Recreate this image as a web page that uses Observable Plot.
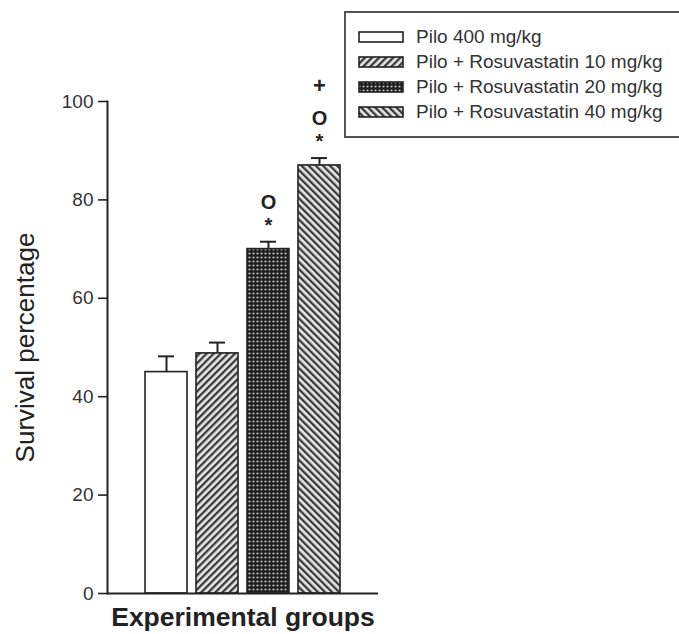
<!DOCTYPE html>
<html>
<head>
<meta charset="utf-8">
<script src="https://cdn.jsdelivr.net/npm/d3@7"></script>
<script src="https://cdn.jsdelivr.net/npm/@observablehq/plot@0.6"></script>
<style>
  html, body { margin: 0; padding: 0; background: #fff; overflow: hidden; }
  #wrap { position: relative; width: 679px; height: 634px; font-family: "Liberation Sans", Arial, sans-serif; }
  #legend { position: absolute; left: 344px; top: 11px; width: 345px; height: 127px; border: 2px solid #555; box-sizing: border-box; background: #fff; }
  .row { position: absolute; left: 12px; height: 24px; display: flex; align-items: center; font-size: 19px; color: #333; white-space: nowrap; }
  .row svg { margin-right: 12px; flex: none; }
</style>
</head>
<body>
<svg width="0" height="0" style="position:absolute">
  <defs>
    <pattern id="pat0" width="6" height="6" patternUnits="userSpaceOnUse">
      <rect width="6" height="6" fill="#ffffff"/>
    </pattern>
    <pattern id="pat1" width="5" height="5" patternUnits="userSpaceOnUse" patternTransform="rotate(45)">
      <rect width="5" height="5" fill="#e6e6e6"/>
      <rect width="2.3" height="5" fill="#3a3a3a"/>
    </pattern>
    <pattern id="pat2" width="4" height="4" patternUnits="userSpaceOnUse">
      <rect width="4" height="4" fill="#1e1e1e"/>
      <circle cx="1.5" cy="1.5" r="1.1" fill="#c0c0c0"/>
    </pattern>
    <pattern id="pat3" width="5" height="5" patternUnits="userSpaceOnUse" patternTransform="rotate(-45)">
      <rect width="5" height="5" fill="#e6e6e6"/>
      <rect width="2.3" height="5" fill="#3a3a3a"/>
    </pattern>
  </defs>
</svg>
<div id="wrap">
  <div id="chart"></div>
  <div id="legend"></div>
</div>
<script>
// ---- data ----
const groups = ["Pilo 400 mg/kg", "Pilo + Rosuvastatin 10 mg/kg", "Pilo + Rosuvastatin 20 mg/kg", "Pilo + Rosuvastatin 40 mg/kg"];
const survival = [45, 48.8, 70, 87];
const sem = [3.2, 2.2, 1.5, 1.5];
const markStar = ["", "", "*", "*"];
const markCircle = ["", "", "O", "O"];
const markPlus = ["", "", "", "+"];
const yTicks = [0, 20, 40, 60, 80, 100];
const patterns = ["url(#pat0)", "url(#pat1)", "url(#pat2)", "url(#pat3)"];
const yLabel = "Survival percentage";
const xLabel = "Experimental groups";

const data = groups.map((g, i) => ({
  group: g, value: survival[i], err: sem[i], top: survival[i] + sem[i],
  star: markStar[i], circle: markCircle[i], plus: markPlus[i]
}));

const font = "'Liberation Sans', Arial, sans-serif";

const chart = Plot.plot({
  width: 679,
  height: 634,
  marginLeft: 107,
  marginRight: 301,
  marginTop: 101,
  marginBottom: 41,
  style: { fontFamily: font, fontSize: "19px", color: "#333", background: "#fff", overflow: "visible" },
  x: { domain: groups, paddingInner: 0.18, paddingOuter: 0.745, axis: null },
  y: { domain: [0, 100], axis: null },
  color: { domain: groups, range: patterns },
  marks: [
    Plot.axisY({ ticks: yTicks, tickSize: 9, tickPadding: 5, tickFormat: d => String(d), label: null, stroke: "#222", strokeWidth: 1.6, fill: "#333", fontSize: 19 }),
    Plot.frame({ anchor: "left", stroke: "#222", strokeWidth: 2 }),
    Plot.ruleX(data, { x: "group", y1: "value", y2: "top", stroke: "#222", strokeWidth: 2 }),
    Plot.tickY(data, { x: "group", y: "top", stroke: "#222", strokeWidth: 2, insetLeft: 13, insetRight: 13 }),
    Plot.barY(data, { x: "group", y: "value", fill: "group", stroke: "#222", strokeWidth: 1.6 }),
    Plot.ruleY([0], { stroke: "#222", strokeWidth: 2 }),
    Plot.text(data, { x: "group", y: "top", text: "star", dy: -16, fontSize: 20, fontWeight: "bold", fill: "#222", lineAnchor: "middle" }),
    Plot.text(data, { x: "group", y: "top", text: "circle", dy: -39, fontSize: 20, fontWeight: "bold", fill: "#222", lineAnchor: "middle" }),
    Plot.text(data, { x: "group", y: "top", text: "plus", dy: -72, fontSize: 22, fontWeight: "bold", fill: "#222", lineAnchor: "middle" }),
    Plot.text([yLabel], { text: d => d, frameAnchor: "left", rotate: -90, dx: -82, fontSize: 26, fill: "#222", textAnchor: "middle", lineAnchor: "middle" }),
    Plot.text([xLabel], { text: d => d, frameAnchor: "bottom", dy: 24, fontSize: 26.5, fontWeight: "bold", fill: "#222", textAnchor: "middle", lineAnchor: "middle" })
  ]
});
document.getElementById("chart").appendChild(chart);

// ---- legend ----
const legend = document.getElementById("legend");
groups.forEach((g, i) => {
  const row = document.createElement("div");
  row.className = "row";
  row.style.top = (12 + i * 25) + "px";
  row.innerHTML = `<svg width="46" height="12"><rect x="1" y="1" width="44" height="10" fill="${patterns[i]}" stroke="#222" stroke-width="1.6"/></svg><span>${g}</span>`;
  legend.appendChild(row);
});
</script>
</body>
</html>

EXERCISE REQUIREMENTS
Leave the images out and output the remaining material exactly as it stands.

EXERCISE RESULT
Recreate this image as a web page that uses Observable Plot.
<!DOCTYPE html>
<html>
<head>
<meta charset="utf-8">
<script src="https://cdn.jsdelivr.net/npm/d3@7"></script>
<script src="https://cdn.jsdelivr.net/npm/@observablehq/plot@0.6"></script>
<style>
  html, body { margin: 0; padding: 0; background: #fff; overflow: hidden; }
  #wrap { position: relative; width: 679px; height: 634px; font-family: "Liberation Sans", Arial, sans-serif; }
  #legend { position: absolute; left: 344px; top: 11px; width: 345px; height: 127px; border: 2px solid #555; box-sizing: border-box; background: #fff; }
  .row { position: absolute; left: 12px; height: 24px; display: flex; align-items: center; font-size: 19px; color: #333; white-space: nowrap; }
  .row svg { margin-right: 12px; flex: none; }
</style>
</head>
<body>
<svg width="0" height="0" style="position:absolute">
  <defs>
    <pattern id="pat0" width="6" height="6" patternUnits="userSpaceOnUse">
      <rect width="6" height="6" fill="#ffffff"/>
    </pattern>
    <pattern id="pat1" width="5" height="5" patternUnits="userSpaceOnUse" patternTransform="rotate(45)">
      <rect width="5" height="5" fill="#e6e6e6"/>
      <rect width="2.3" height="5" fill="#3a3a3a"/>
    </pattern>
    <pattern id="pat2" width="4" height="4" patternUnits="userSpaceOnUse">
      <rect width="4" height="4" fill="#1e1e1e"/>
      <circle cx="1.5" cy="1.5" r="1.1" fill="#c0c0c0"/>
    </pattern>
    <pattern id="pat3" width="5" height="5" patternUnits="userSpaceOnUse" patternTransform="rotate(-45)">
      <rect width="5" height="5" fill="#e6e6e6"/>
      <rect width="2.3" height="5" fill="#3a3a3a"/>
    </pattern>
  </defs>
</svg>
<div id="wrap">
  <div id="chart"></div>
  <div id="legend"></div>
</div>
<script>
// ---- data ----
const groups = ["Pilo 400 mg/kg", "Pilo + Rosuvastatin 10 mg/kg", "Pilo + Rosuvastatin 20 mg/kg", "Pilo + Rosuvastatin 40 mg/kg"];
const survival = [45, 48.8, 70, 87];
const sem = [3.2, 2.2, 1.5, 1.5];
const markStar = ["", "", "*", "*"];
const markCircle = ["", "", "O", "O"];
const markPlus = ["", "", "", "+"];
const yTicks = [0, 20, 40, 60, 80, 100];
const patterns = ["url(#pat0)", "url(#pat1)", "url(#pat2)", "url(#pat3)"];
const yLabel = "Survival percentage";
const xLabel = "Experimental groups";

const data = groups.map((g, i) => ({
  group: g, value: survival[i], err: sem[i], top: survival[i] + sem[i],
  star: markStar[i], circle: markCircle[i], plus: markPlus[i]
}));

const font = "'Liberation Sans', Arial, sans-serif";

const chart = Plot.plot({
  width: 679,
  height: 634,
  marginLeft: 107,
  marginRight: 301,
  marginTop: 101,
  marginBottom: 41,
  style: { fontFamily: font, fontSize: "19px", color: "#333", background: "#fff", overflow: "visible" },
  x: { domain: groups, paddingInner: 0.18, paddingOuter: 0.745, axis: null },
  y: { domain: [0, 100], axis: null },
  color: { domain: groups, range: patterns },
  marks: [
    Plot.axisY({ ticks: yTicks, tickSize: 9, tickPadding: 5, tickFormat: d => String(d), label: null, stroke: "#222", strokeWidth: 1.6, fill: "#333", fontSize: 19 }),
    Plot.frame({ anchor: "left", stroke: "#222", strokeWidth: 2 }),
    Plot.ruleX(data, { x: "group", y1: "value", y2: "top", stroke: "#222", strokeWidth: 2 }),
    Plot.tickY(data, { x: "group", y: "top", stroke: "#222", strokeWidth: 2, insetLeft: 13, insetRight: 13 }),
    Plot.barY(data, { x: "group", y: "value", fill: "group", stroke: "#222", strokeWidth: 1.6 }),
    Plot.ruleY([0], { stroke: "#222", strokeWidth: 2 }),
    Plot.text(data, { x: "group", y: "top", text: "star", dy: -16, fontSize: 20, fontWeight: "bold", fill: "#222", lineAnchor: "middle" }),
    Plot.text(data, { x: "group", y: "top", text: "circle", dy: -39, fontSize: 20, fontWeight: "bold", fill: "#222", lineAnchor: "middle" }),
    Plot.text(data, { x: "group", y: "top", text: "plus", dy: -72, fontSize: 22, fontWeight: "bold", fill: "#222", lineAnchor: "middle" }),
    Plot.text([yLabel], { text: d => d, frameAnchor: "left", rotate: -90, dx: -82, fontSize: 26, fill: "#222", textAnchor: "middle", lineAnchor: "middle" }),
    Plot.text([xLabel], { text: d => d, frameAnchor: "bottom", dy: 24, fontSize: 26.5, fontWeight: "bold", fill: "#222", textAnchor: "middle", lineAnchor: "middle" })
  ]
});
document.getElementById("chart").appendChild(chart);

// ---- legend ----
const legend = document.getElementById("legend");
groups.forEach((g, i) => {
  const row = document.createElement("div");
  row.className = "row";
  row.style.top = (12 + i * 25) + "px";
  row.innerHTML = `<svg width="46" height="12"><rect x="1" y="1" width="44" height="10" fill="${patterns[i]}" stroke="#222" stroke-width="1.6"/></svg><span>${g}</span>`;
  legend.appendChild(row);
});
</script>
</body>
</html>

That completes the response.